Given instruction
Transcribe the material word for word, but without the images.
##### Stored data
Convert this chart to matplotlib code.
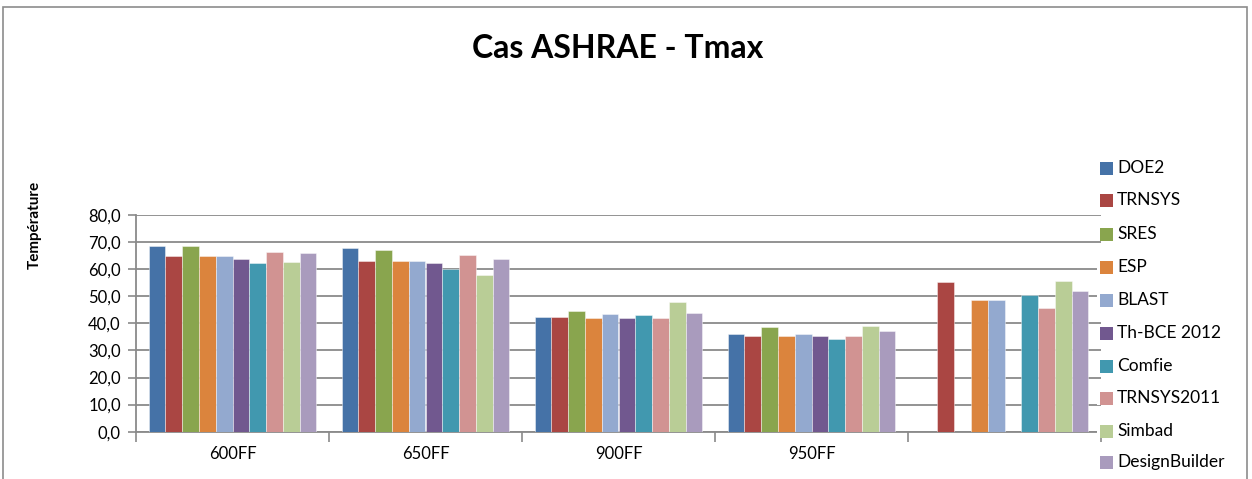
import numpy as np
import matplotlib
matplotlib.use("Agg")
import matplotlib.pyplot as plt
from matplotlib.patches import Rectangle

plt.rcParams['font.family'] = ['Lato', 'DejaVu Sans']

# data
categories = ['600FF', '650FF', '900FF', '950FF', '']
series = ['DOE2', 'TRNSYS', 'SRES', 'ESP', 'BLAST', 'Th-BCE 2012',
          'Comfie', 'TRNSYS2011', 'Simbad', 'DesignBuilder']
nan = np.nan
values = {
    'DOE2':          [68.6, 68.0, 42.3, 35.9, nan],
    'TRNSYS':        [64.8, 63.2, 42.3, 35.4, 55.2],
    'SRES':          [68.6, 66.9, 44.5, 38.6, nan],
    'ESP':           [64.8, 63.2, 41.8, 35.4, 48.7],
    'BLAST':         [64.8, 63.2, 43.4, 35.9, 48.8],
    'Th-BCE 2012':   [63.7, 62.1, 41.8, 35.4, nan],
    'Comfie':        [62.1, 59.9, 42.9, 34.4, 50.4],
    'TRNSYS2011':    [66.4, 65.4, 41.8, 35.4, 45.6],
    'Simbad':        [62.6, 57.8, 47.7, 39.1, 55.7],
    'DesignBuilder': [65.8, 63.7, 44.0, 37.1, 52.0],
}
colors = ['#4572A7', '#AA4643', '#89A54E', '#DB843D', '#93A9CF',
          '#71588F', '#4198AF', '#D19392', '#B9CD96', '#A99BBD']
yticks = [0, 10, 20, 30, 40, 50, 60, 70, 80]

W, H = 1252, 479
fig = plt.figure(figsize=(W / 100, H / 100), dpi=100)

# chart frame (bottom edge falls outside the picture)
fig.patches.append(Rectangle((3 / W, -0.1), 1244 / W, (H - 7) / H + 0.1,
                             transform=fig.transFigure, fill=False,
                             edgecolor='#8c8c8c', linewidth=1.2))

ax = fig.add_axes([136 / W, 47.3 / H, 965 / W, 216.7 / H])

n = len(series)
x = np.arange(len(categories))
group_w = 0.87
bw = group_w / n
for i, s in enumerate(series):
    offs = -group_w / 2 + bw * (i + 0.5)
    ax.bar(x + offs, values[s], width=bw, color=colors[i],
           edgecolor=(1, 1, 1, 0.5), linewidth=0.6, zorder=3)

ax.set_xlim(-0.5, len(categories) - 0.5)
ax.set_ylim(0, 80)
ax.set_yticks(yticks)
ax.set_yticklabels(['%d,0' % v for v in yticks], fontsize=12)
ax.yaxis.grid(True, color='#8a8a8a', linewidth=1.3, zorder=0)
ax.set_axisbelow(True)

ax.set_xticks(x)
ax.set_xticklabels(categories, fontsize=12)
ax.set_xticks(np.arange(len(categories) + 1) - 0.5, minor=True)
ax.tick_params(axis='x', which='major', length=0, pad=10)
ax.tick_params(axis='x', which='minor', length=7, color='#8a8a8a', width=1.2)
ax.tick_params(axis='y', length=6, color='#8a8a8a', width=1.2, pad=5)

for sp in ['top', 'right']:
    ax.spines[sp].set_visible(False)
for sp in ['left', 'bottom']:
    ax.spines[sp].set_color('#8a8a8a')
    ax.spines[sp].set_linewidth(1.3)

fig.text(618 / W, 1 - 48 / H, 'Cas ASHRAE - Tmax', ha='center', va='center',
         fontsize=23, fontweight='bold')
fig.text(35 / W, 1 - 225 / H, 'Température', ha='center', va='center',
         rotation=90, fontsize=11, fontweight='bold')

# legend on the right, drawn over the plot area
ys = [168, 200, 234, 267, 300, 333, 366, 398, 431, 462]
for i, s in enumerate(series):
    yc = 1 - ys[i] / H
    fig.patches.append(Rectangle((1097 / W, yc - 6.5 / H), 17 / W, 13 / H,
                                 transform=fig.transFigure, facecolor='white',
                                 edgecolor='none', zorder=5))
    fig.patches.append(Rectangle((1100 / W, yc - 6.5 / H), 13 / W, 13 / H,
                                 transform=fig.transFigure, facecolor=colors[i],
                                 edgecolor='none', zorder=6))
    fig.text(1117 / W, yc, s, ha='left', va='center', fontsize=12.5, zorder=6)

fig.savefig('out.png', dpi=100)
##########
Solution for this task
Convert this chart to matplotlib code.
import numpy as np
import matplotlib
matplotlib.use("Agg")
import matplotlib.pyplot as plt
from matplotlib.patches import Rectangle

plt.rcParams['font.family'] = ['Lato', 'DejaVu Sans']

# data
categories = ['600FF', '650FF', '900FF', '950FF', '']
series = ['DOE2', 'TRNSYS', 'SRES', 'ESP', 'BLAST', 'Th-BCE 2012',
          'Comfie', 'TRNSYS2011', 'Simbad', 'DesignBuilder']
nan = np.nan
values = {
    'DOE2':          [68.6, 68.0, 42.3, 35.9, nan],
    'TRNSYS':        [64.8, 63.2, 42.3, 35.4, 55.2],
    'SRES':          [68.6, 66.9, 44.5, 38.6, nan],
    'ESP':           [64.8, 63.2, 41.8, 35.4, 48.7],
    'BLAST':         [64.8, 63.2, 43.4, 35.9, 48.8],
    'Th-BCE 2012':   [63.7, 62.1, 41.8, 35.4, nan],
    'Comfie':        [62.1, 59.9, 42.9, 34.4, 50.4],
    'TRNSYS2011':    [66.4, 65.4, 41.8, 35.4, 45.6],
    'Simbad':        [62.6, 57.8, 47.7, 39.1, 55.7],
    'DesignBuilder': [65.8, 63.7, 44.0, 37.1, 52.0],
}
colors = ['#4572A7', '#AA4643', '#89A54E', '#DB843D', '#93A9CF',
          '#71588F', '#4198AF', '#D19392', '#B9CD96', '#A99BBD']
yticks = [0, 10, 20, 30, 40, 50, 60, 70, 80]

W, H = 1252, 479
fig = plt.figure(figsize=(W / 100, H / 100), dpi=100)

# chart frame (bottom edge falls outside the picture)
fig.patches.append(Rectangle((3 / W, -0.1), 1244 / W, (H - 7) / H + 0.1,
                             transform=fig.transFigure, fill=False,
                             edgecolor='#8c8c8c', linewidth=1.2))

ax = fig.add_axes([136 / W, 47.3 / H, 965 / W, 216.7 / H])

n = len(series)
x = np.arange(len(categories))
group_w = 0.87
bw = group_w / n
for i, s in enumerate(series):
    offs = -group_w / 2 + bw * (i + 0.5)
    ax.bar(x + offs, values[s], width=bw, color=colors[i],
           edgecolor=(1, 1, 1, 0.5), linewidth=0.6, zorder=3)

ax.set_xlim(-0.5, len(categories) - 0.5)
ax.set_ylim(0, 80)
ax.set_yticks(yticks)
ax.set_yticklabels(['%d,0' % v for v in yticks], fontsize=12)
ax.yaxis.grid(True, color='#8a8a8a', linewidth=1.3, zorder=0)
ax.set_axisbelow(True)

ax.set_xticks(x)
ax.set_xticklabels(categories, fontsize=12)
ax.set_xticks(np.arange(len(categories) + 1) - 0.5, minor=True)
ax.tick_params(axis='x', which='major', length=0, pad=10)
ax.tick_params(axis='x', which='minor', length=7, color='#8a8a8a', width=1.2)
ax.tick_params(axis='y', length=6, color='#8a8a8a', width=1.2, pad=5)

for sp in ['top', 'right']:
    ax.spines[sp].set_visible(False)
for sp in ['left', 'bottom']:
    ax.spines[sp].set_color('#8a8a8a')
    ax.spines[sp].set_linewidth(1.3)

fig.text(618 / W, 1 - 48 / H, 'Cas ASHRAE - Tmax', ha='center', va='center',
         fontsize=23, fontweight='bold')
fig.text(35 / W, 1 - 225 / H, 'Température', ha='center', va='center',
         rotation=90, fontsize=11, fontweight='bold')

# legend on the right, drawn over the plot area
ys = [168, 200, 234, 267, 300, 333, 366, 398, 431, 462]
for i, s in enumerate(series):
    yc = 1 - ys[i] / H
    fig.patches.append(Rectangle((1097 / W, yc - 6.5 / H), 17 / W, 13 / H,
                                 transform=fig.transFigure, facecolor='white',
                                 edgecolor='none', zorder=5))
    fig.patches.append(Rectangle((1100 / W, yc - 6.5 / H), 13 / W, 13 / H,
                                 transform=fig.transFigure, facecolor=colors[i],
                                 edgecolor='none', zorder=6))
    fig.text(1117 / W, yc, s, ha='left', va='center', fontsize=12.5, zorder=6)

fig.savefig('out.png', dpi=100)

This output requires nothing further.